Pretending to be a customer, I got in contact with the firm, but the next day I was amazed to find that the loan company had vanished into thin air—perhaps sensing that I was an investigative reporter. This gave me the feeling that I might be taking my life into my own hands in pursuing the story.
The only way for Japan to uproot the false convictions of the innocent is to begin making police investigations fully transparent and to fully disclose the evidence.
TEPCO Murder Case
On March 19, 1997, the dead body of a 39-year-old female TEPCO employee was found in an empty first-floor apartment in the Maruyamachō area of Shibuya, Tokyo. She had been strangled to death on the night of March 8 and ¥40,000 had been stolen from her purse. A 37-year-old Nepalese man living in the neighboring apartment, named Govinda Prasad Mainali, fled out of fear that his status as an illegal immigrant would be discovered; however, upon realizing he was suspected of the murder, he turned himself in to the police. After his arrest for violation of the Immigration Control and Refugee Recognition Act, Mainali was arrested a second time on suspicion of robbery and murder. He proclaimed himself innocent, but on appeal he was found guilty and sentenced to life in prison after it was determined that he was the only one likely to have entered the crime scene and that his explanation lacked credibility. The ruling was upheld after the Supreme Court turned down his appeal.
On March 24, 2005, Mainali filed an appeal for retrial with the Tokyo High Court. On June 7, 2012, the court announced it would begin a retrial and halt his prison sentence. Upon release from a prison in Yokohama, he was transported to the Yokohama District Immigration Office and then deported from Japan for violating the Immigration Control and Refugee Recognition Act; he arrived back in Nepal on June 16.
(Originally written in Japanese on July 11, 2012. The photo in the banner shows Govinda Prasad Mainali returning to his home in Nepal; courtesy Jiji Press.)
Born in 1947 in Tokyo.
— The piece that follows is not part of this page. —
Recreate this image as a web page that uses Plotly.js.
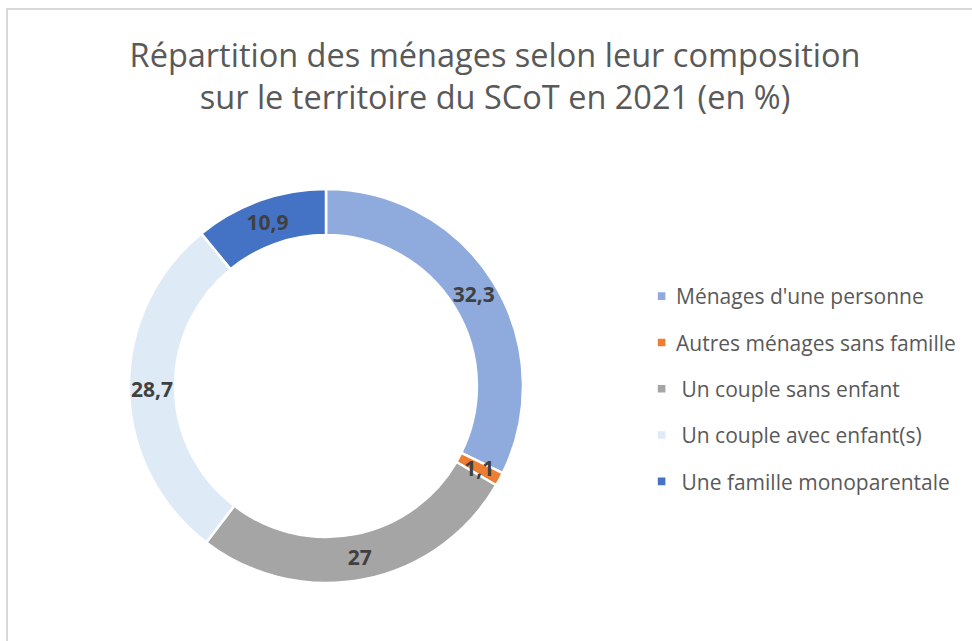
<!DOCTYPE html>
<html><head><meta charset="utf-8">
<script src="https://cdn.plot.ly/plotly-3.0.1.min.js"></script>
<style>
html,body{margin:0;padding:0;background:#fff;overflow:hidden;width:972px;height:641px}
#chart{position:absolute;left:0;top:0;width:972px;height:641px}
#frame{position:absolute;left:6px;top:8px;width:1100px;height:800px;border:2px solid #D9D9D9;pointer-events:none}
</style></head><body>
<div id="chart"></div><div id="frame"></div>
<script>
const categories = ["Ménages d'une personne", "Autres ménages sans famille", "\u00a0Un couple sans enfant", "\u00a0Un couple avec enfant(s)", "\u00a0Une famille monoparentale"];
const values = [32.3, 1.1, 27, 28.7, 10.9];
const colors = ["#8FAADC", "#ED7D31", "#A5A5A5", "#DEEBF7", "#4472C4"];
const titleLines = ["Répartition des ménages selon leur composition", "sur le territoire du SCoT en 2021 (en %)"];

const W = 972, H = 641;
const cx = 326, cy = 386, R = 197;
const HOLE = 0.766;

const trace = {
  type: 'pie',
  labels: categories,
  values: values,
  sort: false,
  direction: 'clockwise',
  rotation: 0,
  hole: HOLE,
  marker: {colors: colors, line: {color: '#FFFFFF', width: 2.5}},
  texttemplate: '%{value}',
  textposition: 'inside',
  insidetextorientation: 'horizontal',
  textfont: {family: 'Open Sans, sans-serif', size: 21, color: '#404040', weight: 'bold'},
  insidetextfont: {family: 'Open Sans, sans-serif', size: 21, color: '#404040', weight: 'bold'},
  hoverinfo: 'none',
  domain: {x: [(cx - R) / W, (cx + R) / W], y: [(H - cy - R) / H, (H - cy + R) / H]}
};

const layout = {
  width: W, height: H,
  margin: {l: 0, r: 0, t: 0, b: 0},
  paper_bgcolor: '#FFFFFF',
  separators: ', ',
  font: {family: 'Open Sans, sans-serif', color: '#595959'},
  uniformtext: {mode: 'show', minsize: 21},
  title: {
    text: titleLines.join('<br>'),
    font: {family: 'Open Sans, sans-serif', size: 32.5, color: '#595959'},
    x: 495 / W, xanchor: 'center',
    y: 1 - 67 / H, yanchor: 'middle'
  },
  showlegend: true,
  legend: {
    x: 636 / W, xanchor: 'left',
    y: 1 - 276 / H, yanchor: 'top',
    font: {family: 'Open Sans, sans-serif', size: 21, color: '#595959'},
    bgcolor: 'rgba(0,0,0,0)',
    itemclick: false, itemdoubleclick: false
  }
};

Plotly.newPlot('chart', [trace], layout, {staticPlot: true}).then(function (gd) {
  // legend spacing like the reference
  const gap = 46.3;
  const sb = gd.querySelector('.legend .scrollbox');
  if (sb) sb.removeAttribute('clip-path');
  const items = gd.querySelectorAll('.legend .traces');
  let y0 = null;
  items.forEach(function (t, i) {
    const m = /translate\(([-\d.]+)[ ,]+([-\d.]+)\)/.exec(t.getAttribute('transform') || '');
    if (!m) return;
    if (y0 === null) y0 = parseFloat(m[2]);
    t.setAttribute('transform', 'translate(' + m[1] + ',' + (y0 + i * gap) + ')');
    const lp = t.querySelector('.legendpoints');
    if (lp) lp.setAttribute('transform', 'translate(20,0) scale(0.8) translate(-20,0) translate(7,0)');
  });
  // slice labels centred on each slice's mid-angle, in the middle of the ring, drawn above all slices
  const cd = gd.calcdata[0];
  const cd0 = cd[0];
  const k = (1 + HOLE) / 2;
  const slices = gd.querySelectorAll('.pielayer .slice');
  const moved = [];
  slices.forEach(function (sl, i) {
    const t = sl.querySelector('text.slicetext');
    const pt = cd[i];
    if (!t || !pt || !pt.pxmid) return;
    const bb = t.getBBox();
    const sm = /scale\(([-\d.]+)/.exec(t.getAttribute('transform') || '');
    const s = sm ? parseFloat(sm[1]) : 1;
    const X = cd0.cx + pt.pxmid[0] * k;
    const Y = cd0.cy + pt.pxmid[1] * k;
    t.setAttribute('transform', 'translate(' + (X - s * (bb.x + bb.width / 2)) + ',' + (Y - s * (bb.y + bb.height / 2)) + ')' + (s !== 1 ? 'scale(' + s + ')' : ''));
    moved.push(t);
  });
  if (slices.length) {
    const parent = slices[0].parentNode;
    moved.forEach(function (t) { parent.appendChild(t); });
  }
});
</script>
</body></html>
Graduated from Waseda University with a degree in literature. After working in the publishing industry and as a journalist for business publications, he became a freelance journalist. Gained attention in 1981 for a series of articles for the magazine Shūkan Bunshun titled “Dokyumento Nippon no sei” (Documenting Sex in Japan). Other influential works include Tabisuru kyojin (Traveling Giants; winner of the Ōya Sōichi Nonfiction Prize). His book Tōden OL satsujin jiken (Murder Case of the Female TEPCO Employee) contributed to debate over the guilt or innocence of the accused.